Contestants in Bulgaria’s early parliamentary elections could reach out to voters freely, while the low-key campaign was generally characterised by public disillusionment with politics and election weariness, international observers concluded in a preliminary statement released today. The legal framework is largely conducive to holding democratic elections, and amendments since the 2014 elections addressed some previous recommendations for improvements, but further efforts are needed, the statement says.
“We concluded that on election day the citizens of Bulgaria could make a free choice in elections that were well organised, although certain shortcomings remain. The Electoral Code allows all citizens, independently of their ethnic origins, to elect their representatives to the National Assembly. Also, the delegation was informed by various interlocutors of cases of interference by the government of a foreign country in the electoral process. The newly elected National Assembly of Bulgaria will have the responsibility to work to resolve both internal and external tensions,” said Marie-Christine Dalloz, Head of the delegation from the Parliamentary Assembly of the Council of Europe (PACE). “The Parliamentary Assembly remains at the disposal of the newly elected Parliament to pursue its co-operation in the framework of its monitoring procedure, in order to improve its electoral legislation and its implementation.”
Previous recommendations by the OSCE Office for Democratic Institutions and Human Rights (OSCE/ODIHR) and the Council of Europe’s Venice Commission that remain to be addressed include those related to suffrage rights, campaign finance reporting, and the complaints and appeals system. The limitation of the number of polling stations in non-European Union countries has a discriminatory effect, the observers said.
“The campaign leading up to yesterday’s elections allowed participants to compete for the support of the electorate. With regard to the laws and rules governing elections, work still needs to be done to bring these more in line with OSCE commitments and other international standards,” said Roman Jakic, Head of the OSCE/ODIHR limited election observation mission. “Today’s statement will be followed by a final report with recommendations on how to address the shortcomings identified in the legal framework and electoral practice. I hope the authorities will see the final report as an opportunity to follow up and address these issues.”

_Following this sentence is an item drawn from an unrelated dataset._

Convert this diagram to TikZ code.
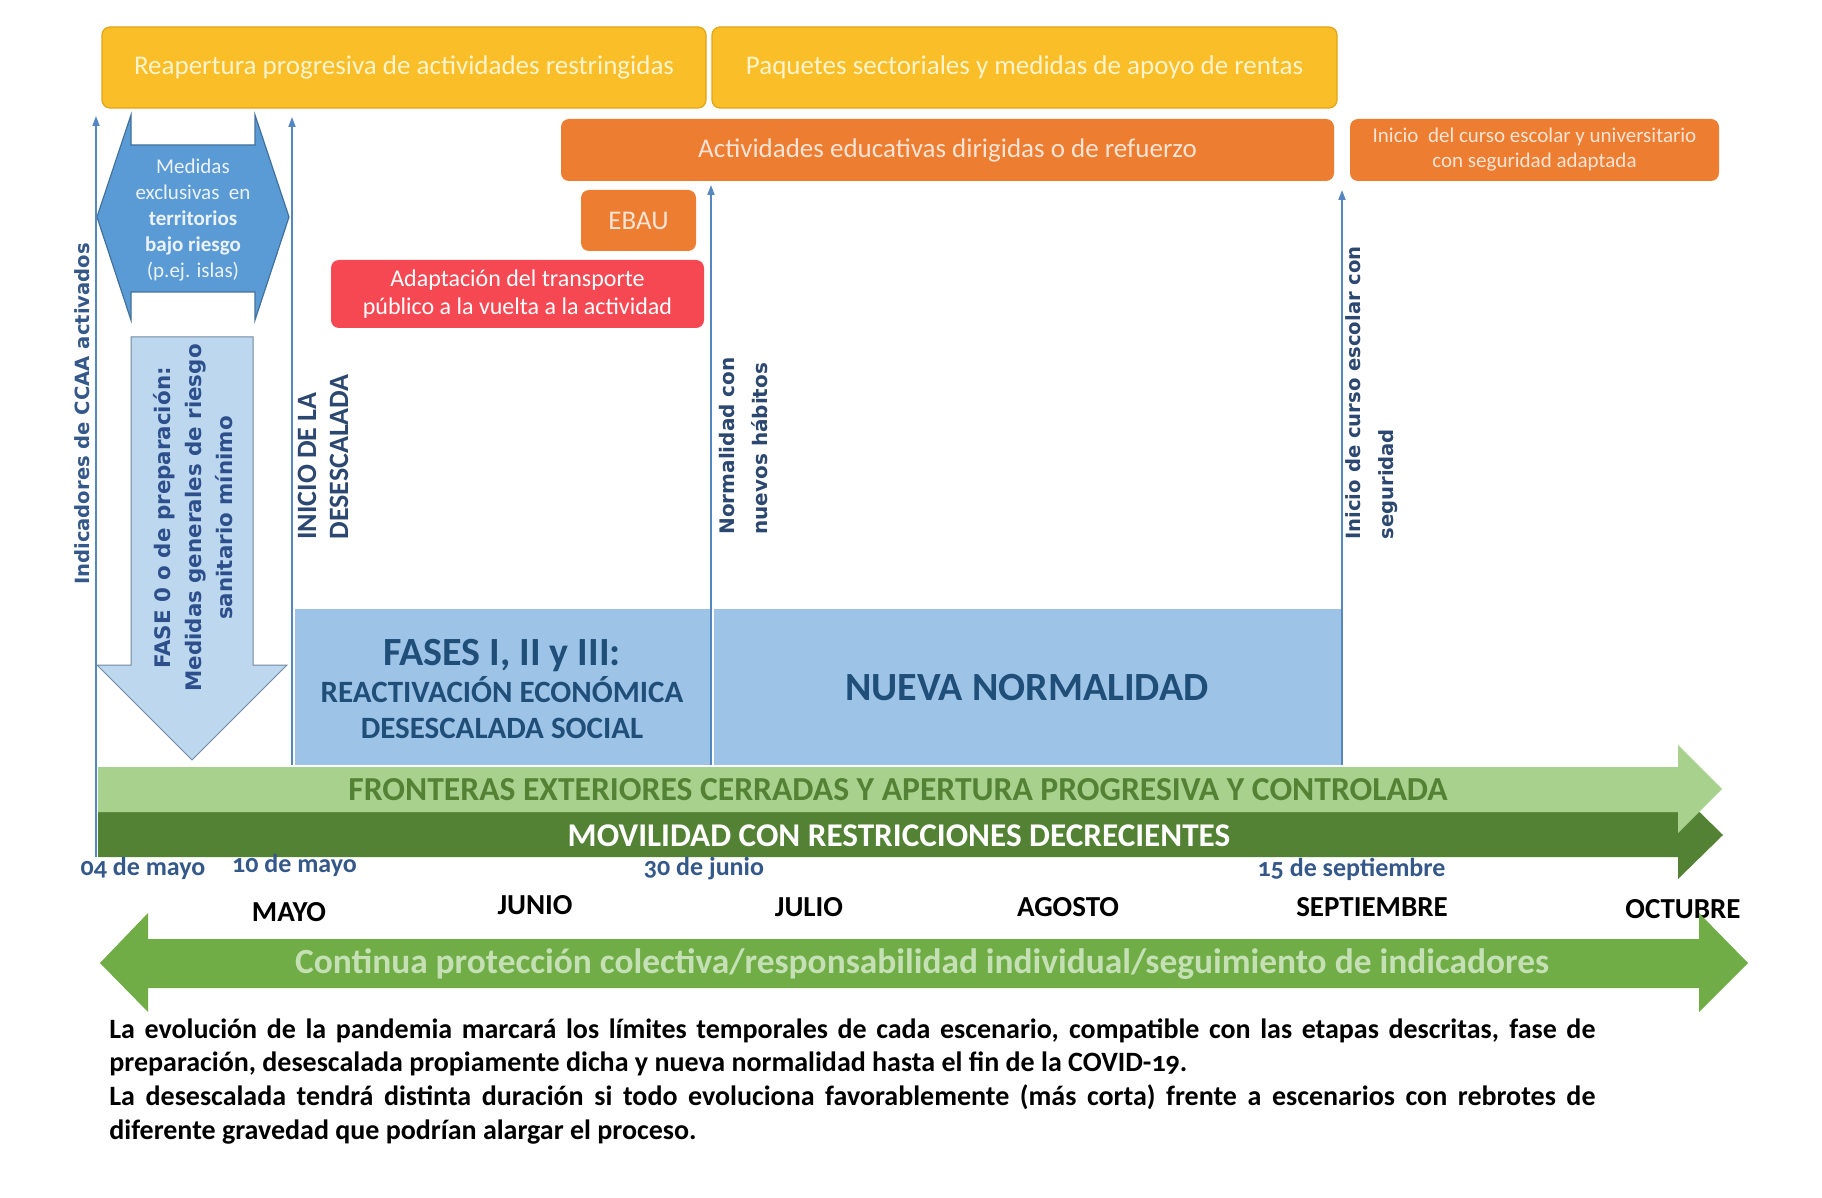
\documentclass[tikz,border=0pt]{standalone}
\usepackage{fontspec}
\setmainfont{Carlito}[Numbers=OldStyle]
\newfontfamily\verd{DejaVu Sans}
\usetikzlibrary{arrows.meta}

\definecolor{gold}{RGB}{249,190,40}
\definecolor{goldline}{RGB}{226,165,20}
\definecolor{goldtext}{RGB}{255,244,205}
\definecolor{orng}{RGB}{237,125,49}
\definecolor{orngtext}{RGB}{252,228,214}
\definecolor{redbox}{RGB}{245,72,82}
\definecolor{midblue}{RGB}{91,155,213}
\definecolor{midblueline}{RGB}{65,113,156}
\definecolor{paleblue}{RGB}{189,215,238}
\definecolor{phaseblue}{RGB}{157,195,230}
\definecolor{navy}{RGB}{31,78,121}
\definecolor{slate}{RGB}{44,72,112}
\definecolor{fasecol}{RGB}{45,80,140}
\definecolor{datecol}{RGB}{52,88,138}
\definecolor{lineblue}{RGB}{84,134,192}
\definecolor{lightgreen}{RGB}{169,209,142}
\definecolor{darkgreen}{RGB}{84,130,53}
\definecolor{midgreen}{RGB}{112,173,71}
\definecolor{palegreen}{RGB}{197,224,180}

\tikzset{
  box/.style={rounded corners=4pt,inner sep=0pt,align=center},
  yellowbox/.style={box,fill=gold,draw=goldline,line width=0.6pt,text=goldtext,
    font=\fontsize{13.5}{16}\selectfont},
  orangebox/.style={box,fill=orng,text=orngtext},
  vlabel/.style={rotate=90,anchor=west,inner sep=0pt,align=left,text=slate},
  timeline/.style={lineblue,line width=0.9pt,-{Triangle[length=5pt,width=3.5pt]}},
  date/.style={text=datecol,font=\bfseries\fontsize{13}{15}\selectfont},
  month/.style={font=\bfseries\fontsize{14.5}{17}\selectfont}
}

\begin{document}
\begin{tikzpicture}[x=0.5pt,y=-0.5pt]
  \fill[white] (0,0) rectangle (1822,1198);
  \useasboundingbox (0,0) rectangle (1822,1198);

  % measures on top
  \node[yellowbox,minimum width=302pt,minimum height=40.5pt] (reap) at (404,67.5)
    {Reapertura progresiva de actividades restringidas};
  \node[yellowbox,minimum width=312.5pt,minimum height=40.5pt] (paq) at (1024.5,67.5)
    {Paquetes sectoriales y medidas de apoyo de rentas};
  \node[orangebox,minimum width=386.5pt,minimum height=31pt,
    font=\fontsize{13.5}{16}\selectfont] (act) at (947.5,150)
    {Actividades educativas dirigidas o de refuerzo};
  \node[orangebox,minimum width=184.5pt,minimum height=31pt,
    font=\fontsize{10.5}{12.5}\selectfont] (curso) at (1534.5,150)
    {Inicio\ \ del curso escolar y universitario\\con seguridad adaptada};
  \node[orangebox,minimum width=57.5pt,minimum height=30.5pt,
    font=\fontsize{13.5}{16}\selectfont] (ebau) at (638.5,220.5) {EBAU};
  \node[box,fill=redbox,text=white,minimum width=186.5pt,minimum height=34pt,
    font=\fontsize{12}{14}\selectfont] (trans) at (517.5,294)
    {Adaptación del transporte\\público a la vuelta a la actividad};

  % left column
  \draw[fill=midblue,draw=midblueline,line width=0.6pt]
    (131,115) -- (131,145) -- (255,145) -- (255,115) -- (289,217) -- (255,320)
    -- (255,292) -- (131,292) -- (131,320) -- (97,217) -- cycle;
  \node[text={rgb,255:red,235;green,242;blue,250},align=center,
    font=\fontsize{10.5}{13}\selectfont] (excl) at (193,220)
    {Medidas\\exclusivas\ \ en\\\textbf{territorios}\\\textbf{bajo riesgo}\\(p.ej. islas)};
  \draw[fill=paleblue,draw=gray!60!midblue,line width=0.5pt]
    (131,337) -- (253,337) -- (253,665) -- (287,665) -- (192,760) -- (97,665)
    -- (131,665) -- cycle;
  \node[rotate=90,text=fasecol,align=center,
    font=\verd\bfseries\fontsize{10.7}{15.5}\selectfont] (fase0) at (193,518)
    {FASE 0 o de preparación:\\Medidas generales de riesgo\\sanitario mínimo};

  % phases
  \node[fill=phaseblue,minimum width=207.5pt,minimum height=78pt,inner sep=0pt] (fases) at (502.5,687) {};
  \node[fill=phaseblue,minimum width=313.5pt,minimum height=78pt,inner sep=0pt] (nueva) at (1027.5,687) {};
  \node[anchor=base,text=navy,font=\bfseries\fontsize{20}{24}\selectfont] (fasesT) at (502,665) {FASES I, II y III:};
  \node[anchor=base,text=navy,font=\bfseries\fontsize{15.5}{18}\selectfont] (reac) at (502,702) {REACTIVACIÓN ECONÓMICA};
  \node[anchor=base,text=navy,font=\bfseries\fontsize{15.5}{18}\selectfont] (soc) at (502,738) {DESESCALADA SOCIAL};
  \node[anchor=base,text=navy,font=\bfseries\fontsize{20}{24}\selectfont] (nuevaT) at (1027,700) {NUEVA NORMALIDAD};

  % milestones
  \coordinate (ccaaB) at (96,857);   \coordinate (ccaaT) at (96,116);
  \coordinate (descB) at (292,765);  \coordinate (descT) at (292,117);
  \coordinate (junB) at (711,765);   \coordinate (junT) at (711,185);
  \coordinate (sepB) at (1342,765);  \coordinate (sepT) at (1342,190);
  \draw[timeline] (ccaaB) -- (ccaaT);
  \draw[timeline] (descB) -- (descT);
  \draw[timeline] (junB) -- (junT);
  \draw[timeline] (sepB) -- (sepT);

  \node[rotate=90,text=datecol,font=\verd\bfseries\fontsize{9.8}{12}\selectfont] (ccaa) at (82,414)
    {Indicadores de CCAA activados};
  \node[vlabel,font=\bfseries\fontsize{14}{16}\selectfont] (inicio) at (323,540)
    {INICIO DE LA\\DESESCALADA};
  \node[vlabel,font=\verd\bfseries\fontsize{10}{16.5}\selectfont] (habitos) at (744,535)
    {Normalidad con\\nuevos hábitos};
  \node[vlabel,font=\verd\bfseries\fontsize{9.8}{16.5}\selectfont] (escolar) at (1372,540)
    {Inicio de curso escolar con\\seguridad};

  % bands
  \fill[darkgreen] (98,812) -- (1678,812) -- (1678,791) -- (1723,835) -- (1678,879)
    -- (1678,857) -- (98,857) -- cycle;
  \fill[lightgreen] (98,767) -- (1678,767) -- (1678,745) -- (1722,789) -- (1678,833)
    -- (1678,812) -- (98,812) -- cycle;
  \node[text=darkgreen,font=\bfseries\fontsize{16.8}{19}\selectfont] (front) at (898,790)
    {FRONTERAS EXTERIORES CERRADAS Y APERTURA PROGRESIVA Y CONTROLADA};
  \node[text=white,font=\bfseries\fontsize{16.6}{19}\selectfont] (movil) at (899,836)
    {MOVILIDAD CON RESTRICCIONES DECRECIENTES};

  % dates and months
  \node[date] (d04) at (143,868) {04 de mayo};
  \node[date] (d10) at (294.5,865) {10 de mayo};
  \node[date] (d30) at (704,869) {30 de junio};
  \node[date] (d15) at (1351.5,869) {15 de septiembre};
  \node[month] (mayo) at (289,912) {MAYO};
  \node[month] (junio) at (535,905) {JUNIO};
  \node[month] (julio) at (809,907) {JULIO};
  \node[month] (agosto) at (1068,907) {AGOSTO};
  \node[month] (sept) at (1372,907) {SEPTIEMBRE};
  \node[month] (oct) at (1683,909) {OCTUBRE};

  \fill[midgreen] (100,963) -- (148,913) -- (148,939) -- (1699,939) -- (1699,913)
    -- (1748,963) -- (1699,1012) -- (1699,988) -- (148,988) -- (148,1012) -- cycle;
  \node[text=palegreen,font=\bfseries\fontsize{17.7}{20}\selectfont] (prot) at (922,964)
    {Continua protección colectiva/responsabilidad individual/seguimiento de indicadores};

  % note
  \node[anchor=north west,inner sep=0pt,text width=743pt,align=justify,
    font=\bfseries\fontsize{14}{16.85}\selectfont] (nota) at (109,1018)
    {\hyphenpenalty=10000 La evolución de la pandemia marcará los límites temporales de cada escenario, compatible con las etapas descritas, fase de\linebreak
     preparación, desescalada propiamente dicha y nueva normalidad hasta el fin de la COVID-19.\\
     La desescalada tendrá distinta duración si todo evoluciona favorablemente (más corta) frente a escenarios con rebrotes de\linebreak
     diferente gravedad que podrían alargar el proceso.};
\end{tikzpicture}
\end{document}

The Electoral Code prohibits campaigning in any language other than Bulgarian, which affected the ability of some contestants to communicate with the electorate. Some parties used inflammatory and xenophobic rhetoric, mainly against the Roma and Turkish communities, the statement says. The authorities and some political parties claimed on a number of occasions that Turkish authorities interfered with the electoral process.
The media provided contestants with a platform to present their views through debates, talk shows and paid advertisement. While contestants actively used the free time provided on public broadcasters, sparse broadcast news coverage and limited editorial content in the print media, along with a lack of political investigative and analytical reporting, significantly limited the information available to voters. Paid advertisement in print and, to a lesser extent, broadcast media were often almost indistinguishable from editorial coverage, thus misleading voters about their nature.
In general, the election administration conducted its work in a professional and transparent manner, although the Central Election Commission did not reach the required qualified majority to approve several decisions. The voting process on election day was transparent, but some procedural shortcomings were noted during counting in the limited number of polling stations observed.
Thirty-one per cent of candidates were women. Women led 132 of the 614 candidate lists, and were well-represented in the election administration, although there are no gender-related requirements for the composition of candidate lists or election bodies.
The Electoral Code establishes a timely resolution process for complaints, but does not ensure that the complainant is informed about the time and place of the hearing or has the right to be present or receive a copy of the decision.
The Electoral Code provides for citizen, party and international observation, and numerous party and citizen observers were accredited. Based, however, on its interpretation of 2016 amendments to the Electoral Code, the Central Election Commission denied registration to three organisations for having board members that were also candidates or held election administration posts.